Thursday, April 10, 2014

Carousel of ... Roosters? and the DIY results!

This caption is brought to you by Colonel Saunders!

Made this one the other day. I saw the picture and figured, "How could I NOT use this picture? It should literally write itself!" so I put it in a caption setting and attacked it again last night. Not quite sure why I went with a Dad and his brother angle, other than perhaps being a teenage girl might be more humiliating to an older guy than a young one. I mean, other than having your manhood taken away by an ex-girlfriend, having your daughter do it is probably sitting there in second place on the "emasculation list" I would think.

On to the DIY results!

Kaaren had just the right amount of text to make it readable and just what I expected her to come up with. As you'll see with the rest of the captions, I had trouble finding font colors that worked well and didn't overwhelm the picture.
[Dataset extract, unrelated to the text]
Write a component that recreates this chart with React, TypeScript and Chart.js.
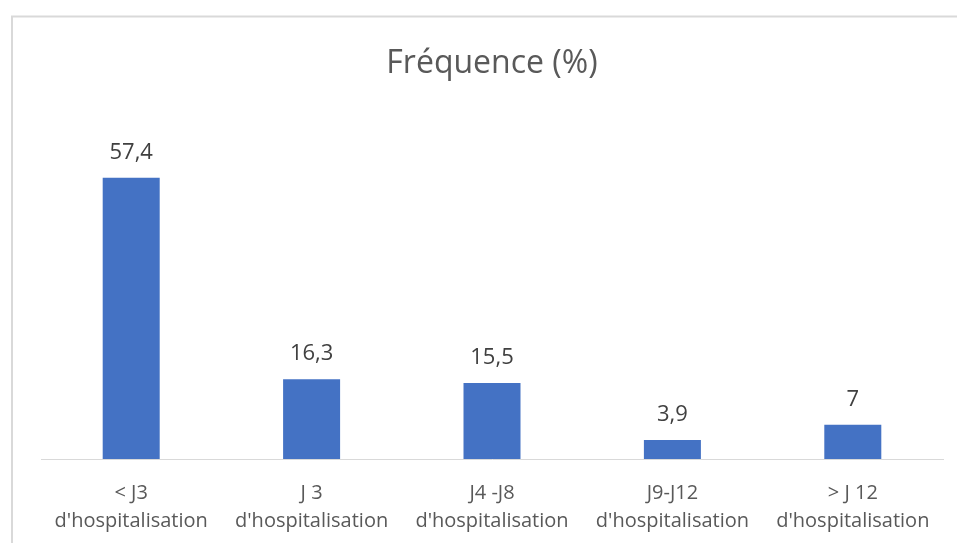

I am sorry Helena, but I had to edit some of what you posted, which was absolutely beautiful. I cut out most of a paragraph and reordered some of it, but I HOPE that I was able to still put the bulk of what you wrote out enough to portray what you wanted.

And here is Helena's second submission. In this one, I think she lets the dialog breath and makes the picture do most of the talking, to great effect!

Certainly cranked out a lot of words for me to put in there! I did a bit of editing there so it would all make sense as you were reading it as if an announcer was saying it on a prologue.

Hope everyone had fun writing up another DIY challenge. I should have something again for everyone to work on soon enough. Should it be harder, or a bit of a softball?


  1. Dee, thank you so much I really liked the way you put it together...this was so fun to do I look forward to the next one!!!
    And truth be told I'd love to see the next episode of Barkley Drive!!!!

  2. a fun caption from you Dee and great D I Y from kaaren and Helena. thanks for persevering with mine

  3. Great cap, I've seen some pictures of girls on a carousel, and thought there would be a cap in it. Somehow I got focused on the carousel as the means for transformation, and somehow it didn't add up. I now see why.

    I look forward to your next one as well Kaaren.
    And Ian, You definitely made me curious about the series.

    You did a great job editing. In another setting I might have kept the paragraph that was edited out, but to be honest, I think my entry gained a lot from it that it is left out.
    It is an excellent example of the quote I have in my Haven profile: "To write is to erase, what remains is writing." (Godfried Bomans)
    So don't be sorry, be proud!

    Reading it back, my second entry can stand on its own, but I do like it as a follow up for My DIY entry from February 18.

    I don't mind a little more of a challenge, but I think it would be harder to find something that's either hard, or softball. For me this one was softball, but the one from February was out of my comfort zone, therefore a lot harder. For someone else it may be the other way around.

    1. Well, it is why I pruned what I pruned from it, and added some things back and rearranged them. Glad you thought I did justice to what you wrote.